> [Information supplied]:
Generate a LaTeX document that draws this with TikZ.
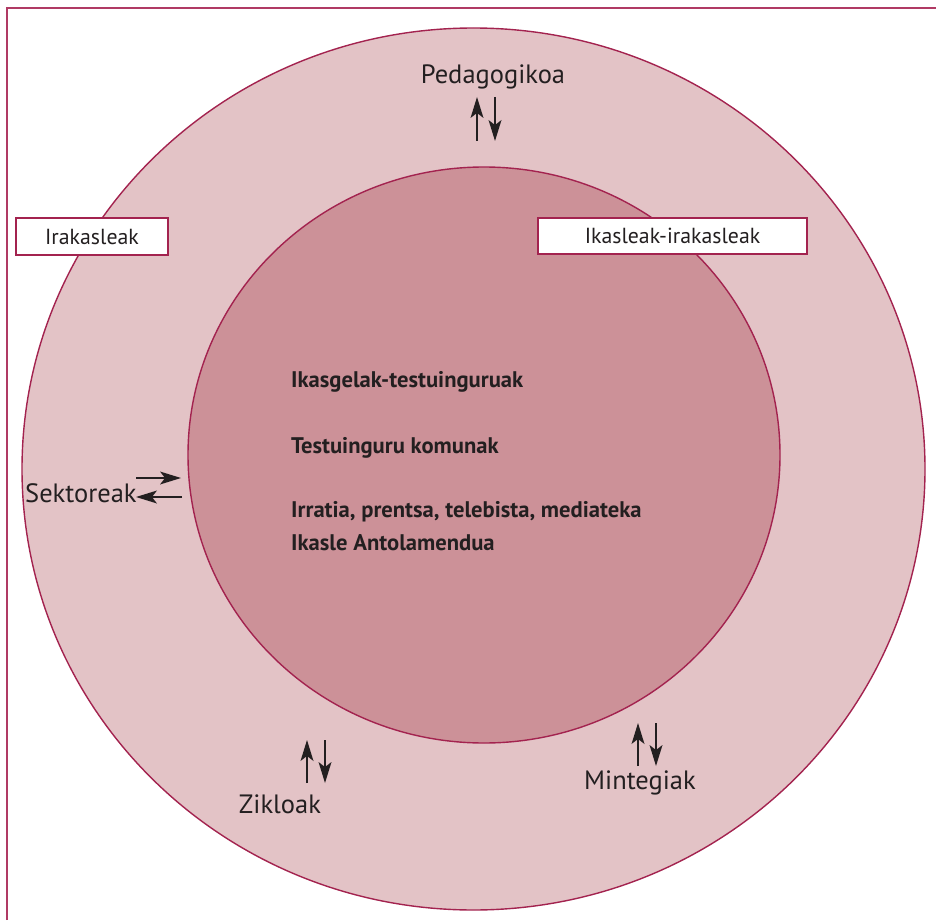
\documentclass[tikz,border=0pt]{standalone}
\usepackage{fontspec}
\setmainfont{PT Sans}
\usetikzlibrary{calc}
\definecolor{edgecol}{HTML}{A3234F}
\definecolor{framecol}{HTML}{B03A64}
\definecolor{outerfill}{HTML}{E3C3C6}
\definecolor{innerfill}{HTML}{CC9198}
\definecolor{txt}{HTML}{231F20}
\tikzset{
  ring/.style={draw=edgecol, line width=1.4pt},
  tagbox/.style={draw=edgecol, fill=white, line width=1.2pt, inner sep=0pt, text=txt, font=\fontsize{21.8}{24}\selectfont},
  biglabel/.style={inner sep=0pt, text=txt, font=\fontsize{26.5}{30}\selectfont},
  innertext/.style={inner sep=0pt, text=txt, anchor=base west, font=\bfseries\fontsize{22.6}{26}\selectfont},
  flow/.style={draw=txt, line width=1.1pt},
  flowhead/.style={fill=txt}
}
\newcommand{\flowarr}[2]{%
  \coordinate (hb) at ($(#2)!21pt!(#1)$);
  \draw[flow] (#1) -- ($(#2)!12pt!(#1)$);
  \fill[flowhead] (#2) -- ($(hb)!6.5pt!90:(#2)$) -- ($(#2)!16pt!(#1)$) -- ($(hb)!6.5pt!-90:(#2)$) -- cycle;
}
\begin{document}
\begin{tikzpicture}[x=1pt,y=-1pt]
\useasboundingbox (0,0) rectangle (936,920);
% frame
\draw[framecol, line width=1.3pt] (7,920) -- (7,8) -- (936,8);
% circles
\fill[outerfill] (473.5,469) ellipse [x radius=451.5, y radius=441];
\draw[ring] (473.5,469) ellipse [x radius=451.5, y radius=441];
\fill[innerfill] (484,455) ellipse [x radius=296, y radius=288];
\draw[ring] (484,455) ellipse [x radius=296, y radius=288];
% boxes
\node[tagbox, minimum width=152pt, minimum height=37pt] (irak) at (92,236.5) {Irakasleak};
\node[tagbox, minimum width=269pt, minimum height=36pt] (ikir) at (672.5,236) {Ikasleak-irakasleak};
% inner text
\node[innertext] (t1) at (291,387) {Ikasgelak-testuinguruak};
\node[innertext] (t2) at (291,453) {Testuinguru komunak};
\node[innertext] (t3) at (291,517) {Irratia, prentsa, telebista, mediateka};
\node[innertext] (t4) at (291,550) {Ikasle Antolamendua};
% outer labels
\node[biglabel, anchor=base] (ped) at (493,84) {Pedagogikoa};
\node[biglabel, anchor=base west] (sek) at (25,502) {Sektoreak};
\node[biglabel, anchor=base] (zik) at (280,813) {Zikloak};
\node[biglabel, anchor=base] (min) at (640,789) {Mintegiak};
% arrow coordinates
\coordinate (pu1) at (477,141); \coordinate (pu2) at (477,97);
\coordinate (pd1) at (495,97);  \coordinate (pd2) at (495,141);
\coordinate (sr1) at (136,478); \coordinate (sr2) at (181,478);
\coordinate (sl1) at (182,497); \coordinate (sl2) at (136,497);
\coordinate (zu1) at (307,783); \coordinate (zu2) at (307,740);
\coordinate (zd1) at (325,740); \coordinate (zd2) at (325,783);
\coordinate (mu1) at (638,766); \coordinate (mu2) at (638,723);
\coordinate (md1) at (656,723); \coordinate (md2) at (656,766);
\flowarr{pu1}{pu2}
\flowarr{pd1}{pd2}
\flowarr{sr1}{sr2}
\flowarr{sl1}{sl2}
\flowarr{zu1}{zu2}
\flowarr{zd1}{zd2}
\flowarr{mu1}{mu2}
\flowarr{md1}{md2}
\end{tikzpicture}
\end{document}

> [Written exercise]: Give all the lines above again, character for character, without pictures.

> [Solved problem]:
Generate a LaTeX document that draws this with TikZ.
\documentclass[tikz,border=0pt]{standalone}
\usepackage{fontspec}
\setmainfont{PT Sans}
\usetikzlibrary{calc}
\definecolor{edgecol}{HTML}{A3234F}
\definecolor{framecol}{HTML}{B03A64}
\definecolor{outerfill}{HTML}{E3C3C6}
\definecolor{innerfill}{HTML}{CC9198}
\definecolor{txt}{HTML}{231F20}
\tikzset{
  ring/.style={draw=edgecol, line width=1.4pt},
  tagbox/.style={draw=edgecol, fill=white, line width=1.2pt, inner sep=0pt, text=txt, font=\fontsize{21.8}{24}\selectfont},
  biglabel/.style={inner sep=0pt, text=txt, font=\fontsize{26.5}{30}\selectfont},
  innertext/.style={inner sep=0pt, text=txt, anchor=base west, font=\bfseries\fontsize{22.6}{26}\selectfont},
  flow/.style={draw=txt, line width=1.1pt},
  flowhead/.style={fill=txt}
}
\newcommand{\flowarr}[2]{%
  \coordinate (hb) at ($(#2)!21pt!(#1)$);
  \draw[flow] (#1) -- ($(#2)!12pt!(#1)$);
  \fill[flowhead] (#2) -- ($(hb)!6.5pt!90:(#2)$) -- ($(#2)!16pt!(#1)$) -- ($(hb)!6.5pt!-90:(#2)$) -- cycle;
}
\begin{document}
\begin{tikzpicture}[x=1pt,y=-1pt]
\useasboundingbox (0,0) rectangle (936,920);
% frame
\draw[framecol, line width=1.3pt] (7,920) -- (7,8) -- (936,8);
% circles
\fill[outerfill] (473.5,469) ellipse [x radius=451.5, y radius=441];
\draw[ring] (473.5,469) ellipse [x radius=451.5, y radius=441];
\fill[innerfill] (484,455) ellipse [x radius=296, y radius=288];
\draw[ring] (484,455) ellipse [x radius=296, y radius=288];
% boxes
\node[tagbox, minimum width=152pt, minimum height=37pt] (irak) at (92,236.5) {Irakasleak};
\node[tagbox, minimum width=269pt, minimum height=36pt] (ikir) at (672.5,236) {Ikasleak-irakasleak};
% inner text
\node[innertext] (t1) at (291,387) {Ikasgelak-testuinguruak};
\node[innertext] (t2) at (291,453) {Testuinguru komunak};
\node[innertext] (t3) at (291,517) {Irratia, prentsa, telebista, mediateka};
\node[innertext] (t4) at (291,550) {Ikasle Antolamendua};
% outer labels
\node[biglabel, anchor=base] (ped) at (493,84) {Pedagogikoa};
\node[biglabel, anchor=base west] (sek) at (25,502) {Sektoreak};
\node[biglabel, anchor=base] (zik) at (280,813) {Zikloak};
\node[biglabel, anchor=base] (min) at (640,789) {Mintegiak};
% arrow coordinates
\coordinate (pu1) at (477,141); \coordinate (pu2) at (477,97);
\coordinate (pd1) at (495,97);  \coordinate (pd2) at (495,141);
\coordinate (sr1) at (136,478); \coordinate (sr2) at (181,478);
\coordinate (sl1) at (182,497); \coordinate (sl2) at (136,497);
\coordinate (zu1) at (307,783); \coordinate (zu2) at (307,740);
\coordinate (zd1) at (325,740); \coordinate (zd2) at (325,783);
\coordinate (mu1) at (638,766); \coordinate (mu2) at (638,723);
\coordinate (md1) at (656,723); \coordinate (md2) at (656,766);
\flowarr{pu1}{pu2}
\flowarr{pd1}{pd2}
\flowarr{sr1}{sr2}
\flowarr{sl1}{sl2}
\flowarr{zu1}{zu2}
\flowarr{zd1}{zd2}
\flowarr{mu1}{mu2}
\flowarr{md1}{md2}
\end{tikzpicture}
\end{document}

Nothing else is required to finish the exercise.